Giant Sun 'Filament' Is 1 Million Miles Long (Video, Photos)

http://www.nasa.gov/content/goddard/sdo-watches-giant-filament-on-the-sun/index.html#.VDL_IEtGXs9
The dark snaking line in the upper right of the sun in this image depicts a filament of solar material flaoting above the sun. NASA's SDO spacecraft obtained the image in extreme UV light on Sept. 30, 2014. Earth has been added to the image for scale. Image released Oct. 3, 2014.
(Image: © NASA/SDO)

A spectacular new photo from a NASA spacecraft shows a gigantic tendril curving across the face of the sun.

The super-long sinuous filament on the sun, which was spotted by NASA's Solar Dynamics Observatory (SDO) on Sept. 30, extends for 1 million miles (1.6 million kilometers) — about 100 times the width of Earth, agency officials said. To put that into some more perspective, the sun's diameter is about 865,000 miles (1.4 million km).

Filaments are clouds of material that hang above the sun's surface. Though they can persist for weeks, filaments are unstable, sometimes exploding out into space, NASA officials said.

SDO observed the million-mile filament for several days, watching it spin around as the sun rotated.

NASA's SDO captured these images of a filament of solar material in extreme UV light on Sept. 30, 2014. The different colors indicate different wavelengths of light and different temperatures of the solar material. Image released on Oct. 3, 2014.
(Image: © NASA/SDO)

"SDO captured images of the filament in numerous wavelengths, each of which helps highlight material of different temperatures on the sun," agency officials wrote in an image description Friday (Oct. 3). "By looking at any solar feature in different wavelengths and temperatures, scientists can learn more about what causes such structures, as well as what catalyzes their occasional giant eruptions out into space."

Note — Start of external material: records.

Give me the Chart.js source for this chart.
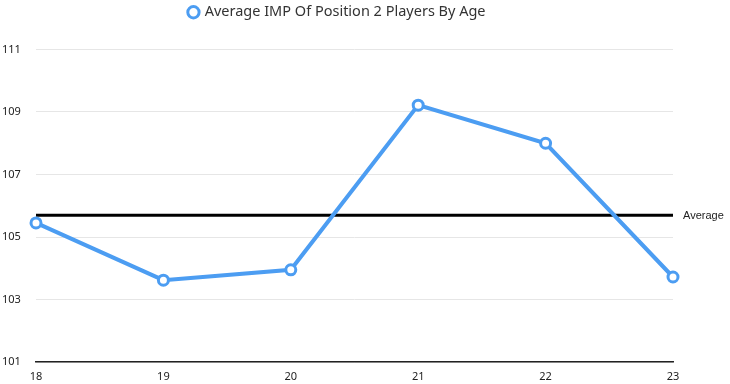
<!DOCTYPE html>
<html>
<head>
<meta charset="utf-8">
<script src="https://cdn.jsdelivr.net/npm/chart.js@4"></script>
<style>
html,body{margin:0;padding:0;background:#fff;}
#wrap{width:730px;height:384px;}
</style>
</head>
<body>
<div id="wrap"><canvas id="c" width="730" height="384"></canvas></div>
<script>
const ages = ['18', '19', '20', '21', '22', '23'];
const impValues = [105.45, 103.62, 103.95, 109.22, 108.0, 103.72];
const averageValues = [105.7, 105.7, 105.7, 105.7, 105.7, 105.7];
const yTicks = [101, 103, 105, 107, 109, 111];
const seriesLabel = 'Average IMP Of Position 2 Players By Age';
const averageLabel = 'Average';

const blue = '#4c9df2';

const avgLabelPlugin = {
  id: 'avgLabel',
  beforeInit(chart) {
    const lg = chart.legend;
    if (lg) {
      const origFit = lg.fit;
      lg.fit = function () {
        origFit.call(this);
        this.height += 20;
      };
    }
  },
  afterDatasetsDraw(chart) {
    const meta = chart.getDatasetMeta(1);
    const last = meta.data[meta.data.length - 1];
    const ctx = chart.ctx;
    ctx.save();
    ctx.fillStyle = '#222';
    ctx.font = '11px "Liberation Sans", Arial, sans-serif';
    ctx.textAlign = 'left';
    ctx.textBaseline = 'middle';
    ctx.fillText(averageLabel, last.x + 10, last.y + 1);
    ctx.restore();
  }
};

new Chart(document.getElementById('c'), {
  type: 'line',
  data: {
    labels: ages,
    datasets: [
      {
        label: seriesLabel,
        data: impValues,
        borderColor: blue,
        backgroundColor: '#ffffff',
        borderWidth: 4,
        pointRadius: 5,
        pointBorderWidth: 3,
        pointBorderColor: blue,
        pointBackgroundColor: '#ffffff',
        pointStyle: 'circle',
        tension: 0,
        order: 1
      },
      {
        label: averageLabel,
        data: averageValues,
        borderColor: '#000000',
        borderWidth: 3,
        pointRadius: 0,
        tension: 0,
        order: 2
      }
    ]
  },
  options: {
    responsive: false,
    animation: false,
    devicePixelRatio: 1,
    layout: { padding: { left: 2, right: 57, top: 1, bottom: 0 } },
    plugins: {
      tooltip: { enabled: false },
      legend: {
        position: 'top',
        labels: {
          filter: (item) => item.datasetIndex === 0,
          usePointStyle: true,
          pointStyle: 'circle',
          boxWidth: 8,
          boxHeight: 8,
          padding: 4,
          color: '#333',
          font: { family: '"Noto Sans", "Open Sans", sans-serif', size: 14.5 }
        }
      }
    },
    scales: {
      x: {
        offset: false,
        afterFit(scale) { scale.height = 22; },
        grid: { display: false, drawTicks: false },
        border: { display: true, color: '#222', width: 1.5 },
        ticks: {
          color: '#222',
          padding: 8,
          maxRotation: 0,
          font: { family: '"Noto Sans", "Open Sans", sans-serif', size: 11 }
        }
      },
      y: {
        min: 101,
        max: 111,
        afterBuildTicks(scale) { scale.ticks = yTicks.map(v => ({ value: v })); },
        afterFit(scale) { scale.width = 34; },
        grid: { color: '#e6e6e6', lineWidth: 1, drawTicks: false },
        border: { display: false },
        ticks: {
          color: '#222',
          crossAlign: 'far',
          padding: 0,
          font: { family: '"Noto Sans", "Open Sans", sans-serif', size: 11 }
        }
      }
    }
  },
  plugins: [avgLabelPlugin]
});
</script>
</body>
</html>
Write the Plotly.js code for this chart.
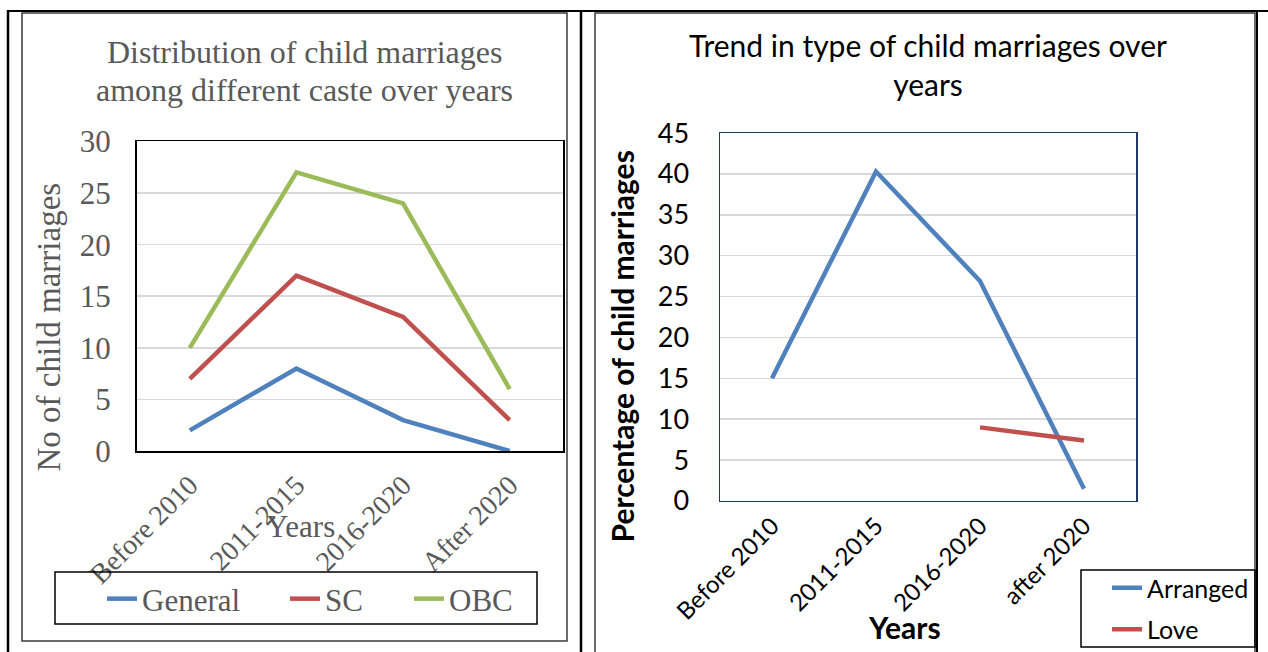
<!DOCTYPE html>
<html>
<head>
<meta charset="utf-8">
<script src="https://cdn.plot.ly/plotly-3.0.1.min.js"></script>
<style>html,body{margin:0;padding:0;background:#fff;}#chart{width:1268px;height:652px;}</style>
</head>
<body>
<div id="chart"></div>
<script>
// ---- data (left chart) ----
const casteCategories = ['Before 2010', '2011-2015', '2016-2020', 'After 2020'];
const generalValues = [2, 8, 3, 0];
const scValues = [7, 17, 13, 3];
const obcValues = [10, 27, 24, 6];
// ---- data (right chart) ----
const typeCategories = ['Before 2010', '2011-2015', '2016-2020', 'after 2020'];
const arrangedValues = [15, 40.3, 26.9, 1.5];
const loveValues = [null, null, 9, 7.4];

const W = 1268, H = 652;
const px = v => v / W;
const py = v => 1 - v / H;

const BLUE = '#4F81BD', RED = '#C0504D', GREEN = '#9BBB59';
const SERIF = 'Liberation Serif, Times New Roman, serif';
const SANS = 'Lato, Carlito, Calibri, sans-serif';
const GREY = '#595959';

const traces = [
  {x: casteCategories, y: generalValues, name: 'General', type: 'scatter', mode: 'lines', showlegend: true,
   line: {color: BLUE, width: 4.5}, xaxis: 'x', yaxis: 'y', legend: 'legend'},
  {x: casteCategories, y: scValues, name: 'SC', type: 'scatter', mode: 'lines', showlegend: true,
   line: {color: RED, width: 4.5}, xaxis: 'x', yaxis: 'y', legend: 'legend3'},
  {x: casteCategories, y: obcValues, name: 'OBC', type: 'scatter', mode: 'lines', showlegend: true,
   line: {color: GREEN, width: 4.5}, xaxis: 'x', yaxis: 'y', legend: 'legend4'},
  {x: typeCategories, y: arrangedValues, name: 'Arranged', type: 'scatter', mode: 'lines', showlegend: true,
   line: {color: BLUE, width: 4.5}, xaxis: 'x2', yaxis: 'y2', legend: 'legend2', legendgroup: 'a'},
  {x: typeCategories, y: loveValues, name: 'Love', type: 'scatter', mode: 'lines', showlegend: true,
   line: {color: RED, width: 4.5}, xaxis: 'x2', yaxis: 'y2', legend: 'legend2', legendgroup: 'b', connectgaps: false}
];

const shapes = [
  // table borders
  {type: 'line', xref: 'paper', yref: 'paper', x0: px(7), x1: px(1268), y0: py(11), y1: py(11), line: {color: '#000', width: 2}},
  {type: 'line', xref: 'paper', yref: 'paper', x0: px(8), x1: px(8), y0: py(10), y1: py(660), line: {color: '#000', width: 2.5}},
  {type: 'line', xref: 'paper', yref: 'paper', x0: px(581), x1: px(581), y0: py(10), y1: py(660), line: {color: '#000', width: 2.5}},
  {type: 'line', xref: 'paper', yref: 'paper', x0: px(1257), x1: px(1257), y0: py(10), y1: py(660), line: {color: '#000', width: 2}},
  // chart frames
  {type: 'rect', xref: 'paper', yref: 'paper', x0: px(22), x1: px(567), y0: py(13), y1: py(642), line: {color: '#3a3a3a', width: 1.5}},
  {type: 'rect', xref: 'paper', yref: 'paper', x0: px(595), x1: px(1255), y0: py(13), y1: py(670), line: {color: '#3a3a3a', width: 1.5}},
  // legend boxes
  {type: 'rect', xref: 'paper', yref: 'paper', x0: px(55), x1: px(537), y0: py(573), y1: py(625), line: {color: '#000', width: 1.5}},
  {type: 'rect', xref: 'paper', yref: 'paper', x0: px(1081), x1: px(1255), y0: py(571), y1: py(648), line: {color: '#000', width: 1.5}}
];

const annotations = [
  {xref: 'paper', yref: 'paper', x: px(304), y: py(52), xanchor: 'center', yanchor: 'middle', showarrow: false,
   text: 'Distribution of child marriages', font: {family: SERIF, size: 32, color: GREY}},
  {xref: 'paper', yref: 'paper', x: px(304), y: py(90), xanchor: 'center', yanchor: 'middle', showarrow: false,
   text: 'among different caste over years', font: {family: SERIF, size: 32, color: GREY}},
  {xref: 'paper', yref: 'paper', x: px(49), y: py(328), xanchor: 'center', yanchor: 'middle', showarrow: false, textangle: -90,
   text: 'No of child marriages', font: {family: SERIF, size: 33, color: GREY}},
  {xref: 'paper', yref: 'paper', x: px(300), y: py(527), xanchor: 'center', yanchor: 'middle', showarrow: false,
   text: 'Years', font: {family: SERIF, size: 31, color: GREY}},
  {xref: 'paper', yref: 'paper', x: px(928), y: py(65), xanchor: 'center', yanchor: 'middle', showarrow: false,
   text: 'Trend in type of child marriages over<br>years', font: {family: SANS, size: 30, color: '#000'}},
  {xref: 'paper', yref: 'paper', x: px(622), y: py(347), xanchor: 'center', yanchor: 'middle', showarrow: false, textangle: -90,
   text: '<b>Percentage of child marriages</b>', font: {family: SANS, size: 30, color: '#000'}},
  {xref: 'paper', yref: 'paper', x: px(904), y: py(628), xanchor: 'center', yanchor: 'middle', showarrow: false,
   text: '<b>Years</b>', font: {family: SANS, size: 30, color: '#000'}}
];

const leftLegend = (xPx) => ({orientation: 'h', x: px(xPx), xanchor: 'left', y: py(599), yanchor: 'middle',
  bgcolor: 'rgba(0,0,0,0)', borderwidth: 0, font: {family: SERIF, size: 31, color: GREY}});

const layout = {
  width: W, height: H,
  margin: {l: 0, r: 0, t: 0, b: 0},
  paper_bgcolor: '#fff', plot_bgcolor: '#fff',
  hovermode: false,
  showlegend: true,
  xaxis: {domain: [px(136.5), px(563)], anchor: 'y', type: 'category', range: [-0.5, 3.5],
          showgrid: false, zeroline: false, showline: true, mirror: true, linecolor: '#000', linewidth: 1.5,
          tickangle: -45, ticks: '', ticklabelstandoff: 5,
          tickfont: {family: SERIF, size: 28, color: GREY}},
  yaxis: {domain: [py(451.7), py(141.7)], anchor: 'x', range: [0, 30], dtick: 5,
          showgrid: true, gridcolor: '#D9D9D9', gridwidth: 1.5, zeroline: false,
          showline: true, mirror: true, linecolor: '#000', linewidth: 1.5,
          ticks: '', ticklabelstandoff: 18,
          tickfont: {family: SERIF, size: 31, color: GREY}},
  xaxis2: {domain: [px(720), px(1136)], anchor: 'y2', type: 'category', range: [-0.5, 3.5],
          showgrid: false, zeroline: false, showline: true, mirror: true, linecolor: '#203864', linewidth: 1.5,
          tickangle: -45, ticks: '', ticklabelstandoff: 0,
          tickfont: {family: SANS, size: 24, color: '#000'}},
  yaxis2: {domain: [py(501.7), py(133.3)], anchor: 'x2', range: [0, 45], dtick: 5,
          showgrid: true, gridcolor: '#D9D9D9', gridwidth: 1.5, zeroline: false,
          showline: true, mirror: true, linecolor: '#203864', linewidth: 1.5,
          ticks: '', ticklabelstandoff: 24,
          tickfont: {family: SANS, size: 27, color: '#000'}},
  legend: leftLegend(102),
  legend3: leftLegend(285),
  legend4: leftLegend(409),
  legend2: {orientation: 'v', x: px(1107), xanchor: 'left', y: py(609.5), yanchor: 'middle',
            bgcolor: 'rgba(0,0,0,0)', borderwidth: 0, tracegroupgap: 6, font: {family: SANS, size: 25, color: '#000'}},
  shapes: shapes,
  annotations: annotations
};

Plotly.newPlot('chart', traces, layout, {displayModeBar: false, staticPlot: true});
</script>
</body>
</html>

The $850 million SDO mission launched to Earth orbit in February 2010 to study the sun and its its variability. SDO is a key piece of NASA's "Living With a Star" program, which aims to help researchers better understand the sun-Earth system, and how various aspects of this system affect people's lives and society as a whole.

The sun is currently in an active phase of its 11-year activity cycle, which is known as Solar Cycle 24. Our star has thus fired off a number of powerful solar flares and superheated clouds of plasma known as coronal mass ejections (CMEs) recently. However, Solar Cycle 24 has been a quiet one overall; its peak has been the weakest "solar max" seen in a century or so, scientists say.